A single quote is Excel the text indicator (going back to Lotus or earlier IIRC), try

'12345

in a field and you will see what I mean.

As someone who has dealt with many thousands of "comma delimited" files from third party sources over the years I think you missed the most important sentences of the wiki article "No general standard specification for CSV exists. Variations between CSV implementations in different programs are quite common and can lead to interoperation difficulties." In other words there is no "properly formatted" and you can't make that assumption.

Frequently programs generate "CSV" files that don't follow the Excel standard leading to confusion when Joe User opens them directly in Excel and finds that the data, particularly dates, are screwed up. The trick is to rename to .txt and open in Excel as a delimited file which gives the user control over field formatting.

jpuziano · Post by **jpuziano** » Wed Mar 18, 2009 5:02 pm

Me_again wrote:A single quote is Excel the text indicator (going back to Lotus or earlier IIRC), try

'12345

in a field and you will see what I mean.

Yes I see now, I open Excel and without changing anything with "Format Cell" I enter the following value:

12,1234

And Excel in its wisdom thinks I made a mistake so it changes what I entered to this:

121,234

Ouch. So if I want to tell Excel to just listen to me and take the values I give it without assuming I made a data entry error, I could enter it like this:

'12,1234

The leading ' is the same as using "Format Cell" and changing it to "Text" mode for that cell... so Excel shows the following in the cell:

12,1234

which is what I am trying to get into the cell... thanks for that.

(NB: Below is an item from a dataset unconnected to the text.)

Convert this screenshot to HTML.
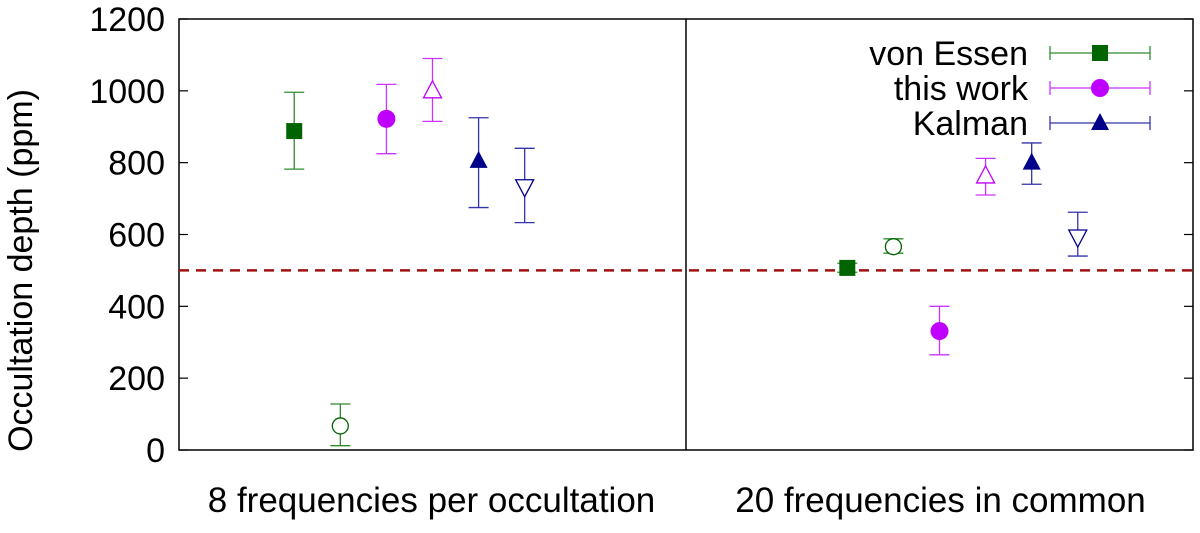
<!DOCTYPE html>
<html><head><meta charset="utf-8"><style>
body{margin:0;background:#fff}
svg text{font-family:"Liberation Sans",sans-serif;fill:#000}
</style></head><body>
<svg id="chart" width="1200" height="528" xmlns="http://www.w3.org/2000/svg"></svg>
<script>
const yTicks=[0,200,400,600,800,1000,1200];
const groupLabels=["8 frequencies per occultation","20 frequencies in common"];
const seriesNames=["von Essen","this work","Kalman"];
const xPos=[2.5,3.5,4.5,5.5,6.5,7.5,14.5,15.5,16.5,17.5,18.5,19.5];
const depth=[888,67,922,1000,805,733,507,566,331,763,800,593];
const errLow=[782,12,825,915,675,633,495,548,265,710,740,540];
const errHigh=[996,128,1018,1090,925,840,520,588,400,812,855,662];
const markerKind=["sq","oc","fc","ut","ft","dt","sq","oc","fc","ut","ft","dt"];
const seriesIdx=[0,0,1,1,2,2,0,0,1,1,2,2];
const refLine=500;
const divider=11;

const L=179,R=1193,T=19,B=450;
const X=v=>L+(v/22)*(R-L);
const Y=v=>B-(v/1200)*(B-T);
const svg=document.getElementById('chart');
const NS="http://www.w3.org/2000/svg";
const markCol=["#006400","#c000ff","#00008b"];
const barCol=["#2e8b2e","#cc33ff","#3333aa"];
function mk(tag,attrs,parent){const e=document.createElementNS(NS,tag);for(const k in attrs)e.setAttribute(k,attrs[k]);(parent||svg).appendChild(e);return e;}

let f=mk('rect',{x:L,y:T,width:R-L,height:B-T,fill:'none',stroke:'#000','stroke-width':1.5});


let dv=mk('line',{x1:X(divider),x2:X(divider),y1:T,y2:B,stroke:'#000','stroke-width':1.5});



yTicks.forEach(t=>{
  const y=Y(t);
  mk('line',{x1:L,x2:L+9,y1:y,y2:y,stroke:'#000','stroke-width':1.2});
  mk('line',{x1:R,x2:R-9,y1:y,y2:y,stroke:'#000','stroke-width':1.2});
  const tx=mk('text',{x:L-14,y:y+12,'text-anchor':'end','font-size':34});
  tx.textContent=t;
  
  
});
const yt=mk('text',{x:0,y:0,'text-anchor':'middle','font-size':34,transform:`translate(32,${(T+B)/2+36}) rotate(-90)`});
yt.textContent="Occultation depth (ppm)";



groupLabels.forEach((g,i)=>{
  const t=mk('text',{x:i?X(16.5)+1:X(5.5)-1,y:512,'text-anchor':'middle','font-size':35});
  t.textContent=g;
  
  
});

const rl=mk('line',{x1:L,x2:R,y1:Y(refLine),y2:Y(refLine),stroke:'#a01010','stroke-width':2.5,'stroke-dasharray':'10,7'});



function marker(kind,cx,cy,col,g){
  const s=9;
  if(kind==='sq')return mk('rect',{x:cx-s+1,y:cy-s+1,width:2*s-2,height:2*s-2,fill:col},g);
  if(kind==='fc')return mk('circle',{cx,cy,r:s,fill:col},g);
  if(kind==='oc')return mk('circle',{cx,cy,r:s-1,fill:'#fff',stroke:col,'stroke-width':1.3},g);
  if(kind==='ft')return mk('polygon',{points:`${cx},${cy-s-1} ${cx-s},${cy+s-2} ${cx+s},${cy+s-2}`,fill:col},g);
  if(kind==='ut')return mk('polygon',{points:`${cx},${cy-s-1} ${cx-s},${cy+s-2} ${cx+s},${cy+s-2}`,fill:'#fff',stroke:col,'stroke-width':1.3},g);
  if(kind==='dt')return mk('polygon',{points:`${cx},${cy+s+1} ${cx-s},${cy-s+2} ${cx+s},${cy-s+2}`,fill:'#fff',stroke:col,'stroke-width':1.3},g);
}
depth.forEach((d,i)=>{
  const g=mk('g',{});
  
  
  const x=X(xPos[i]),s=seriesIdx[i],bc=barCol[s];
  mk('line',{x1:x,x2:x,y1:Y(errLow[i]),y2:Y(errHigh[i]),stroke:bc,'stroke-width':1.3},g);
  [errLow[i],errHigh[i]].forEach(v=>mk('line',{x1:x-10,x2:x+10,y1:Y(v),y2:Y(v),stroke:bc,'stroke-width':1.3},g));
  marker(markerKind[i],x,Y(d),markCol[s],g);
});

const legKinds=["sq","fc","ft"];
seriesNames.forEach((n,i)=>{
  const y=53+i*35;
  const g=mk('g',{});
  
  
  const t=mk('text',{x:1028,y:y+12,'text-anchor':'end','font-size':34},g);
  t.textContent=n;
  mk('line',{x1:1050,x2:1150,y1:y,y2:y,stroke:barCol[i],'stroke-width':1.3},g);
  [1050,1150].forEach(xx=>mk('line',{x1:xx,x2:xx,y1:y-7,y2:y+7,stroke:barCol[i],'stroke-width':1.3},g));
  marker(legKinds[i],1100,y,markCol[i],g);
});
</script>
</body></html>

Me_again wrote:As someone who has dealt with many thousands of "comma delimited" files from third party sources over the years I think you missed the most important sentences of the wiki article "No general standard specification for CSV exists. Variations between CSV implementations in different programs are quite common and can lead to interoperation difficulties." In other words there is no "properly formatted" and you can't make that assumption.

Which is why I tried to focus on "how Excel would do it". If the CSV files were generated by Excel, I would expect the CSV data to be formatted in a consistant way and I could be fairly sure how to read those values. Of course, if an unknown program generated the CSV files then as you say, there may be interoperation difficulties. Perhaps even different versions of Excel might behave differently... unknown until tested.

Me_again wrote:Frequently programs generate "CSV" files that don't follow the Excel standard leading to confusion when Joe User opens them directly in Excel and finds that the data, particularly dates, are screwed up. The trick is to rename to .txt and open in Excel as a delimited file which gives the user control over field formatting.

More good advice, thanks Me_again and take care.